Top 10 books I read in 2012: Absalom, Absalom! (#1)

Absalom, Absalom!

Absalom, Absalom!

Vintage, 1991; 320 pages.

“Tell about the South. What’s it like there. What do they do there. Why do they live there. Why do they live at all. — Absalom, Absalom!

I don’t want to write this review.

I don’t know how to even talk about this book, except to say that I feel like it changed my life.

I don’t think it should be surprising that this is my best book of 2012, the best book out of the 142 that I read. Absalom, Absalom! is called the best Southern novel over and over again and I think it should be called the best American novel.

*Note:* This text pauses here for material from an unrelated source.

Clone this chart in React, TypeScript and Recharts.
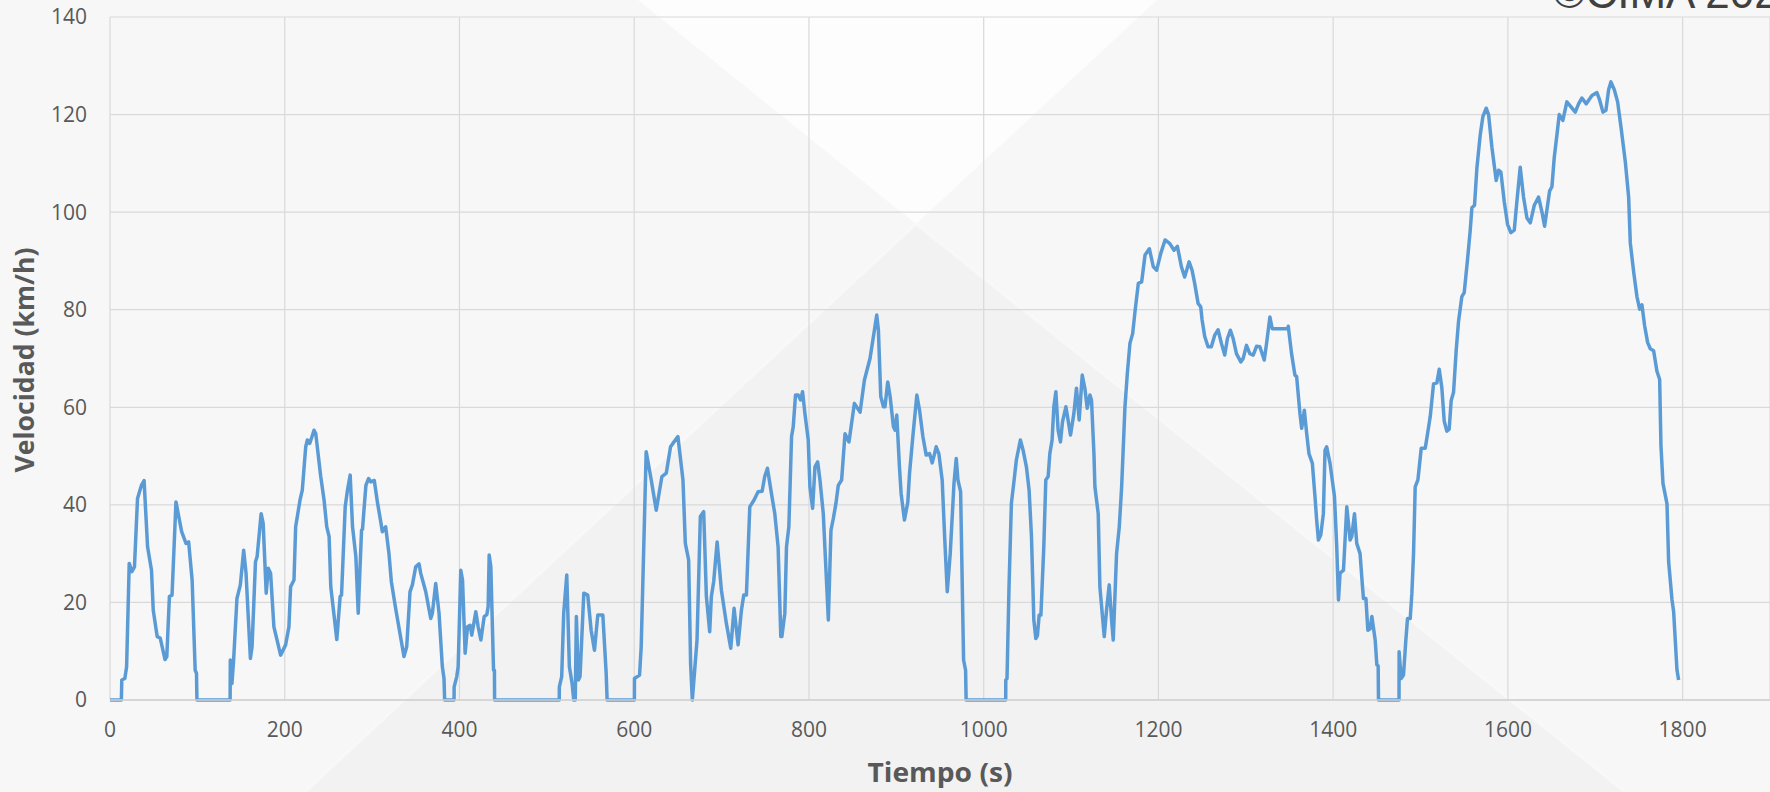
import React from "react";
import { LineChart, Line, XAxis, YAxis, CartesianGrid, Label } from "recharts";

// [tiempo (s), velocidad (km/h)], one array per WLTC phase
const lowPhase: [number, number][] = [
  [0, 0], [13, 0], [13.5, 4.1], [17, 4.4], [19, 6.8], [22, 28], [25, 26.3], [28, 27.3], [31.5, 41.3], [36, 44],
  [39, 45], [43, 31.4], [47.5, 26.6], [49.5, 18.4], [54, 13], [57.5, 12.7], [63, 8.3], [65, 8.9], [68, 21.2],
  [71, 21.5], [75.5, 40.6], [82, 34.5], [87, 32.1], [90, 32.4], [94, 24.6], [97.5, 6.1], [99, 5.5], [99.5, 0],
  [137.5, 0], [137.7, 8.2], [139.6, 3.4], [141.5, 8.2], [145.3, 20.8], [149.2, 23.6], [153, 30.7], [155.7, 26],
  [160.7, 8.5], [162.6, 10.9], [166.5, 28.3], [168.4, 29.4], [173, 38.2], [175.3, 36.2], [178.8, 21.9], [181.1, 27],
  [183.8, 26], [187.6, 15], [195.3, 9.2], [201, 11.3], [204.8, 15], [206.7, 23.2], [210.6, 24.6], [212.5, 35.5],
  [217.5, 41], [220.1, 43], [224, 51.9], [225.9, 53.3], [228.6, 52.6], [230.5, 53.6], [233.5, 55.3], [235.5, 54.6],
  [241.2, 45.8], [245, 41], [248.1, 35.5], [250.8, 33.5], [252.7, 23.2], [259.6, 12.4], [263.4, 21.2], [265, 21.5],
  [269.2, 39.6], [271.8, 43], [274.9, 46.1], [277.6, 35.5], [281.4, 29.4], [284.1, 17.8], [287.9, 34.8], [289, 35],
  [292.9, 44], [296, 45.4], [298.7, 44.7], [302.5, 45], [306.3, 40.3], [310.2, 36.2], [311.7, 34.5], [315.5, 35.5],
  [319.3, 30], [322, 24.3], [326.9, 18.8], [336.5, 8.9], [339.6, 10.9], [343.4, 22.2], [346.1, 23.6], [349.9, 27.3],
  [353.7, 27.9], [355.6, 26], [361.4, 22.2], [367.1, 16.7], [369, 17.8], [372.8, 23.9], [376.6, 17.8], [380.4, 6.8],
  [382.3, 4.4], [383, 0], [393.8, 0], [393.9, 2.7], [396.9, 4.8], [398.5, 6.8], [401.5, 26.6], [403.5, 24.6],
  [406.5, 9.6], [409.2, 15], [412.2, 15.3], [414.1, 13.3], [418.7, 18.1], [421.4, 15], [424.5, 12.3], [428.3, 17.1],
  [431.3, 17.5], [432.8, 19.1], [434, 29.7], [435.9, 27.3], [439, 6.1], [440, 6.1], [440.2, 0], [514.2, 0],
  [514.3, 2.7], [517, 4.8], [519.3, 17.8], [522.8, 25.6], [525.8, 6.8], [528.9, 3.4], [530.8, 0], [532.5, 0],
  [533.8, 17.1], [536.1, 4.1], [538, 4.8], [542.3, 21.9], [546.8, 21.5], [550.7, 14.3], [554.5, 10.2], [558.3, 17.4],
  [564.1, 17.4], [567.9, 5.5], [569, 0],
];

const mediumPhase: [number, number][] = [
  [600.2, 0], [600.3, 4.4], [606.1, 5.1], [608, 10.9], [613.7, 50.9], [619.5, 45.1], [625.2, 38.9], [631.7, 45.8],
  [636.7, 46.5], [641.6, 51.9], [644.3, 52.6], [650, 54], [655.8, 45.1], [658.5, 32.1], [662.3, 28.7], [664.6, 7.2],
  [666.5, 0], [669.2, 6.1], [671.9, 12.3], [675.7, 37.6], [679.5, 38.6], [682.6, 21.2], [686.4, 14], [688.3, 21.2],
  [691, 24.3], [694.9, 32.4], [699.8, 22.5], [705.5, 15.7], [710.5, 10.6], [714.3, 18.8], [718.9, 11.3], [722.7, 18.4],
  [725.4, 21.5], [728.4, 21.5], [732.3, 39.6], [737.2, 41], [741.8, 42.7], [746.4, 42.8], [749.4, 45.8], [752.5, 47.5],
  [757.1, 42.3], [760.9, 38.2], [764.7, 31.4], [767.8, 13], [769, 13], [772.4, 17.8], [774.3, 31.4], [777, 35.5],
  [780.1, 54], [782, 56], [784.6, 62.5], [787.7, 62.5], [790.4, 61.5], [792.7, 63.2], [795.4, 58.7], [799.2, 53.3],
  [801.1, 43.7], [804.2, 39.3], [806.9, 47.8], [810, 48.8], [812.6, 45.1], [816.4, 38.2], [822.2, 16.4], [825.2, 34.8],
  [827.9, 37.2], [830.9, 40.3], [833.6, 44], [837.4, 45.1], [841.3, 54.6], [845.8, 52.9], [852, 60.8], [858.5, 59],
  [863.5, 65.6], [869.9, 70], [877.6, 78.9], [879.5, 75.8], [882.2, 62.2], [885.3, 60.1], [887, 60.1], [890.2, 65.2],
  [892.9, 62.2], [896.7, 56], [898.6, 55.3], [900.5, 58.4], [903.6, 47.8], [905.5, 42.3], [909.3, 36.9], [913.2, 40.6],
  [915.1, 46.4], [918.9, 54], [923.5, 62.5], [926.6, 59.4], [930.4, 54], [934.2, 50.2], [938.1, 50.5], [941.1, 48.6],
  [943.8, 50.5], [945.6, 51.9], [948.7, 50.5], [952.5, 45.1], [955.3, 33.5], [958.3, 22.2], [961.7, 30], [964.8, 40.3],
  [966, 44.4], [968.6, 49.5], [970.5, 45.1], [973.6, 42.7], [975.5, 23.2], [977, 8.2], [979.3, 6.1], [979.9, 0],
];

const highPhase: [number, number][] = [
  [1025.2, 0], [1025.3, 4.1], [1026.7, 4.4], [1029, 23.2], [1031.7, 40.3], [1034.4, 44.4], [1037.4, 49.2], [1042, 53.3],
  [1045.1, 51.2], [1048.9, 47.8], [1052, 43], [1054.7, 33.5], [1057.4, 16.4], [1059.7, 12.6], [1061.5, 13.2],
  [1063.5, 17.4], [1065.5, 17.4], [1068.8, 31.4], [1071.1, 45.1], [1073.8, 45.8], [1075.7, 50.5], [1078.3, 53.3],
  [1080.3, 60.1], [1082.6, 63.2], [1085.2, 55.3], [1087.9, 52.9], [1090.2, 57], [1094.1, 60.1], [1099.4, 54.3],
  [1103.2, 58.7], [1106.2, 63.9], [1109.3, 57.4], [1112.8, 66.6], [1115.8, 63.9], [1118.5, 59.8], [1121.6, 62.5],
  [1123.4, 61.5], [1126.2, 50.5], [1127.3, 43.7], [1131.1, 38.2], [1133, 23.2], [1138, 13], [1140.6, 18.4],
  [1143.7, 23.6], [1146.4, 16.4], [1148.3, 12.3], [1152.1, 30], [1155.2, 35.5], [1157.9, 43.7], [1161.7, 60.1],
  [1164.4, 66.9], [1167.4, 73.1], [1170.5, 75.1], [1173.2, 79.6], [1177, 85.4], [1180.8, 85.7], [1184.7, 91.2],
  [1189.6, 92.5], [1194.2, 88.8], [1198, 88.1], [1202.6, 91.5], [1207.6, 94.3], [1212.8, 93.6], [1217.9, 92.2],
  [1221.7, 93], [1226.3, 88.8], [1230, 86.7], [1235.1, 89.8], [1238.5, 88.1], [1241.5, 85.4], [1245.4, 81.3],
  [1248.4, 80.6], [1250, 77.9], [1253, 74.5], [1256.8, 72.4], [1260.6, 72.4], [1264.5, 74.8], [1268.3, 75.9],
  [1272.1, 73.1], [1275.9, 70.7], [1279, 74.1], [1282.4, 75.8], [1285.5, 74.1], [1289.3, 71], [1294.3, 69.3],
  [1297, 70], [1300.8, 72.7], [1304.6, 71], [1308.5, 70.7], [1312.3, 72.5], [1316.1, 72.4], [1321.1, 69.7],
  [1323.8, 73.1], [1327.6, 78.5], [1330.3, 76.1], [1339, 76.1], [1347.9, 76.1], [1348.6, 76.6], [1352.4, 71],
  [1356.2, 66.6], [1358.2, 66.3], [1362, 58.7], [1364, 55.7], [1367, 59.4], [1369.7, 54.6], [1372.3, 50.5],
  [1376.2, 48.5], [1379.2, 41.7], [1381.1, 36.9], [1383.1, 32.8], [1385.8, 33.8], [1388.8, 38.2], [1390.7, 51.2],
  [1392.6, 51.9], [1396.4, 48.5], [1401.5, 41.7], [1404.1, 31.4], [1406.1, 20.5], [1407.9, 26], [1411.8, 26.6],
  [1415.6, 39.6], [1419.4, 32.8], [1421.3, 33.5], [1424.4, 38.2], [1427, 32.1], [1430.8, 30], [1433.6, 23.2],
  [1434.7, 20.8], [1437.5, 20.8], [1439.7, 14.3], [1442.3, 14.6], [1444.3, 17.1], [1448.1, 12.3], [1450, 7.2],
  [1451.5, 7], [1451.9, 0], [1475.4, 0],
];

const extraHighPhase: [number, number][] = [
  [1475.5, 9.9], [1477.8, 4.4], [1480.5, 5.1], [1483.2, 12.3], [1485.1, 16.7], [1488.2, 16.7], [1490.1, 21.9],
  [1492, 30], [1493.9, 43.7], [1497, 45.1], [1500.8, 51.6], [1505.4, 51.6], [1508.4, 55], [1511.1, 58.1],
  [1514.9, 64.8], [1518.7, 65], [1521.4, 67.8], [1524.4, 64], [1527.1, 57.2], [1530.1, 55.1], [1532.8, 55.5],
  [1535.1, 61.4], [1537.8, 63.1], [1540.8, 71.6], [1543.5, 77.6], [1547.3, 82.7], [1550, 83.5], [1553.8, 90.3],
  [1556.9, 96.3], [1558.8, 100.9], [1561.8, 101.4], [1564.5, 109], [1568.3, 115.8], [1571.4, 119.6], [1575.2, 121.3],
  [1577.9, 120], [1581.7, 113.3], [1586.6, 106.5], [1589.3, 108.6], [1592, 108.2], [1595.8, 102.2], [1599.6, 97.5],
  [1603.4, 95.8], [1607.3, 96.3], [1610.3, 102.2], [1614.1, 109.2], [1617.9, 103.1], [1621.8, 98.8], [1625.6, 97.8],
  [1630.2, 101.4], [1635.1, 103.1], [1638.9, 100.1], [1642, 97.1], [1644.7, 100.5], [1647.7, 104.3], [1650.4, 105.2],
  [1653, 111.1], [1656.1, 115.8], [1658.8, 120], [1662.9, 118.8], [1667.5, 122.6], [1671.3, 121.8], [1677.1, 120.5],
  [1680.9, 122.2], [1684.7, 123.4], [1689.7, 122.2], [1696.2, 123.9], [1701.9, 124.5], [1705, 123], [1708.8, 120.5],
  [1712.2, 120.9], [1715.3, 125.1], [1717.9, 126.7], [1721.8, 125.1], [1725.6, 122.6], [1729.4, 117.5],
  [1734.4, 110.3], [1738.2, 103.1], [1740.1, 93.7], [1743.9, 87.8], [1747.7, 82.7], [1750.8, 80.1], [1753.4, 81],
  [1756.5, 76.7], [1759.9, 73.3], [1763, 72], [1766.8, 71.6], [1770.6, 67.4], [1773.7, 65.7], [1775.2, 52.1],
  [1777.5, 44.4], [1782.1, 40.2], [1784, 28.3], [1787.8, 20.6], [1789.7, 18.1], [1793.5, 6.2], [1795.4, 4.1],
];

const timeTicks = [0, 200, 400, 600, 800, 1000, 1200, 1400, 1600, 1800];
const speedTicks = [0, 20, 40, 60, 80, 100, 120, 140];

const data = [...lowPhase, ...mediumPhase, ...highPhase, ...extraHighPhase].map(([t, v]) => ({ t, v }));

const W = 1770;
const H = 792;
const FONT = "'Open Sans', sans-serif";
const GREY = "#595959";

function XTitle(props: any) {
  const vb = props.viewBox || {};
  const cx = vb.width ? vb.x + vb.width / 2 : 940;
  return (
    <text x={cx} y={782} textAnchor="middle" fill={GREY} fontFamily={FONT} fontSize={26} fontWeight={700}
      textLength={145} lengthAdjust="spacingAndGlyphs">
      Tiempo (s)
    </text>
  );
}

function YTitle(props: any) {
  const vb = props.viewBox || {};
  const cy = vb.height ? vb.y + vb.height / 2 + 1.5 : 360;
  return (
    <text x={34} y={cy} transform={`rotate(-90 34 ${cy})`} textAnchor="middle" fill={GREY} fontFamily={FONT}
      fontSize={26} fontWeight={700} textLength={225} lengthAdjust="spacingAndGlyphs">
      Velocidad (km/h)
    </text>
  );
}

// faint watermark shapes behind the plot
function Backdrop() {
  return (
    <svg width={W} height={H} style={{ position: "absolute", left: 0, top: 0 }}>
      <rect width={W} height={H} fill="#f7f7f7" />
      <polygon points="638,0 1157,0 916,224" fill="#fdfdfd" />
      <polygon points="916,224 1625,792 305,792" fill="#f2f2f2" />
      <polyline points="305,792 916,224 1625,792" fill="none" stroke="#fafafa" strokeWidth={3} opacity={0.7} />
      <text x={1553} y={8} fill="#404040" fontFamily="'Liberation Sans', Arial, sans-serif" fontSize={44}>
        ©CIMA 2020
      </text>
    </svg>
  );
}

export default function App() {
  return (
    <div style={{ position: "absolute", left: 0, top: 0, width: W, height: H, overflow: "hidden" }}>
      <Backdrop />
      <div style={{ position: "absolute", left: 0, top: 0 }}>
        <LineChart width={W} height={H} data={data} margin={{ top: 17, right: 0, left: 0, bottom: 0 }}>
          <CartesianGrid stroke="#d9d9d9" strokeWidth={1.2} />
          <XAxis
            dataKey="t"
            type="number"
            domain={[0, 1900]}
            ticks={timeTicks}
            height={92}
            tickSize={0}
            tickMargin={22}
            axisLine={{ stroke: "#d0d0d0", strokeWidth: 1.5 }}
            tick={{ fill: GREY, fontSize: 21, fontFamily: FONT }}
            interval={0}
          >
            <Label content={XTitle} />
          </XAxis>
          <YAxis
            type="number"
            domain={[0, 140]}
            ticks={speedTicks}
            width={110}
            tickSize={0}
            tickMargin={23}
            axisLine={false}
            tick={{ fill: GREY, fontSize: 21, fontFamily: FONT }}
            interval={0}
          >
            <Label content={YTitle} />
          </YAxis>
          <Line
            type="linear"
            dataKey="v"
            stroke="#5b9bd5"
            strokeWidth={3.5}
            strokeLinejoin="round"
            dot={false}
            isAnimationActive={false}
          />
        </LineChart>
      </div>
    </div>
  );
}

This is the second time I read this book. The first time I read it, I was probably 18, and I swore I’d never read Faulkner again. I didn’t understand even a third of it. But this time around, I took it seriously. I spent hours with it. I took copious notes. I treated it like a class. It is not easy to read. (Some liken it to the American Ulysses.) But don’t take that to mean that this novel isn’t enjoyable, beautiful, profound, or moving. It is all of those things in full volume.

Absalom, Absalom! is the ultimate testament to memory. Particularly, are our family histories reliable? Is anyone’s history reliable?

Faulkner’s prose is unbearably vivid and alive. His language is precise and startling. His images are disturbing and resonant. He writes with a breathlessness that sweeps you up, into the dusty plantation hallway, into the dark bedchamber of a dying man, into the cold space of a New England dorm room.

Absalom, Absalom! is remarkably relevant. As John Jeremiah Sullivan writes in his essay about the novel, published in the New York Times, regarding Faulkner’s choices:

Even when he does tell you everything, you can’t entirely trust it. No surer sign exists of the book’s greatness than how it seems to reconfigure itself and assume a new dimension, once we feel we know it, and these shifting walls of ambiguity were designed by Faulkner himself. They allow the text a curious liquid quality, so that it can seem alive, as if it might be modified by recent history too.

America’s preoccupying obsession with race is still present. It is dangerously present in Absalom, Absalom! and it is dangerously present today. Faulkner won’t let us forget this. Let it sit with you now. Let this novel bring a historical consciousness to life. Let it make you see that we have not progressed with any great strides.

Top 10 books I read in 2012: King Lear (#4)

King Lear

King Lear

Barnes & Noble, 2007; 408 pages.

Who is it that can tell me who I am? — Lear

I am sitting here staring at a blinking cursor because, come on: What am I going to say about King Lear that hasn’t already been said?

I re-read King Lear for my church classics book club and I eagerly threw myself into it. I confess that reading this particular version (Barnes & Noble, 2007) was very helpful, as it provided an accessible gloss and very readable marginalia (without making the text cluttered). It’s been many years since I read Shakespeare, and my brain needed a little assistance. So, if you’re like me in that respect, I recommend this edition.

It’s just… so good. SO GOOD. Everyone should read it before they die. I’ve read 18 of Shakespeare’s plays (not that many, actually, within his body of work) and this one is the most profound and affecting to me. I think I could read King Lear another hundred times and still be blown away with every re-reading. That’s all. Now go read it.